As the old year ends and the new one begins, don’t write anyone off.

Msgr. Charles Pope shares the following story:
 “...I know a man (who is now deceased) but he told me his story, of how he was raised in the Church, got all his Sacraments, went to Church regularly, and was a God-fearing man. But in his early 40s he descended into alcoholism, began to be unfaithful to his wife, stopped going to Church and was dismissive of God. Were you or I to have seen him at that time, we might have easily concluded it looked bad. But somewhere in his early 60s, he knows not how, (except that someone was praying for him), he pulled out of his rebellion and re-entered the vineyard. He sought help for his drinking and reconciled with his wife and children. Daily mass, weekly confession, daily rosary, and Stations of the Cross, yes, when he returned, he really returned. But he said to me he had done a lot of sinning, and now it was time to do a lot of praying, making up for lost time, as he put it. He died a penitent in the bosom of the Church.

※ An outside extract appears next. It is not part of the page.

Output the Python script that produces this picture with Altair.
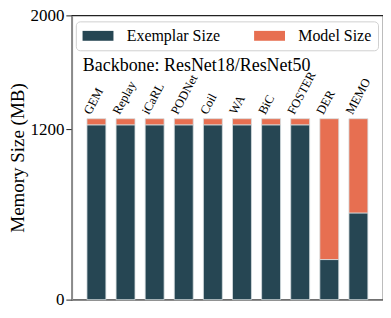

You just never know. Don’t write anyone off. Nothing stabs evangelization in the heart more that the presumption by many of us that someone is an unlikely candidate for conversion. Keep praying and keep working. Jesus tells us of a son who told his father to buzz off, but later repented and went into the vineyard. Pray, hope and work, you just never know. Don’t give up.”
Earlier today a group of folks were sharing their highlights of 2013.  One man (who apparently does not have a drinking problem but works the Al-Anon program) stated that his most significant highlight for the year was a call from his best friend who has had a drinking problem for the past 27 years  and to whom he had given a copy of Alcoholics Anonymous in 2011. He was thrilled to hear that his old friend had finally begun reading the gift book two months ago, attended AA meetings and was beginning to work the 12 steps with a sponsor.  Don’t write anyone off.

Regarding Venerable Matt Talbot, his mother, Elizabeth, prayed for Matt and other family members years before Matt finally gave up alcohol. She never gave up.